Enfin, il échoit au pape, plus qu’à tout autre, d’entrer dans la prière du Seigneur pour que « tous soient un ». À ce titre, le pape se sent « une responsabilité particulière » (Jean-Paul II) à l’égard de l’engagement œcuménique, pour que s’instaure et se développe, sous la mouvance de l’Esprit-Saint, un véritable dialogue théologique, caritatif, existentiel et spirituel avec les autres communautés chrétiennes en vue de surmonter les divisions pour rendre crédible l’annonce de l’Évangile et, qu’à terme, tous puissent prendre part à l’Eucharistie, sacrement de l’unité de l’Église.

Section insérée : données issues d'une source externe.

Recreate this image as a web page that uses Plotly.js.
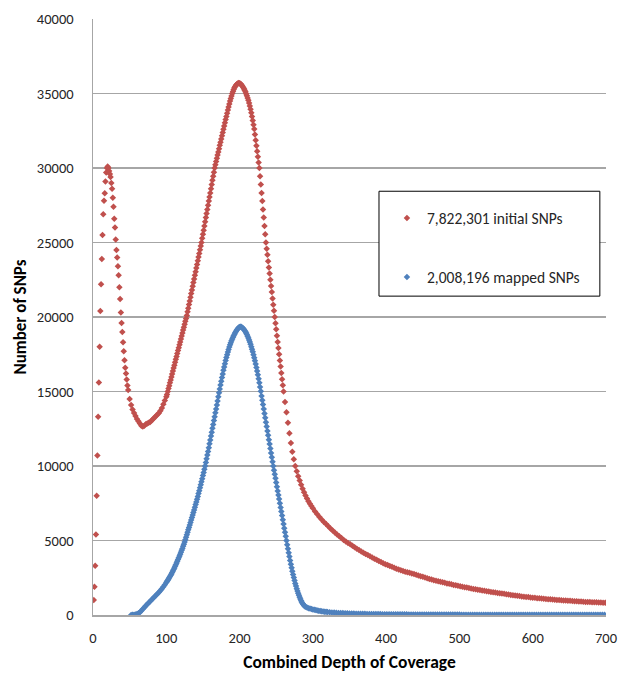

Parmi les obstacles à l’unité, saint Jean-Paul II relevait celui, paradoxal, du ministère papal de communion devenu progressivement dans l’histoire pomme de discorde, « une difficulté pour la plupart des autres chrétiens, dont la mémoire est marquée par certains souvenirs douloureux ». À cet égard, le pape polonais avait non seulement accompli une véritable démarche de repentance mais aussi prié l’Esprit Saint d’éclairer pasteurs et théologiens des différentes Églises de chercher ensemble « les formes dans lesquelles ce ministère [de l’évêque de Rome] pourra réaliser un service d’amour reconnu par les uns et par les autres ». Entre principes pérennes de la primauté et expressions contingences de son exercice, ultimement, c’est à l’évêque de Rome de donner un contour précis à son ministère. Le pape François a déclaré, à ce propos, ne pas vouloir se dérober à la question d’une « conversion de la papauté ».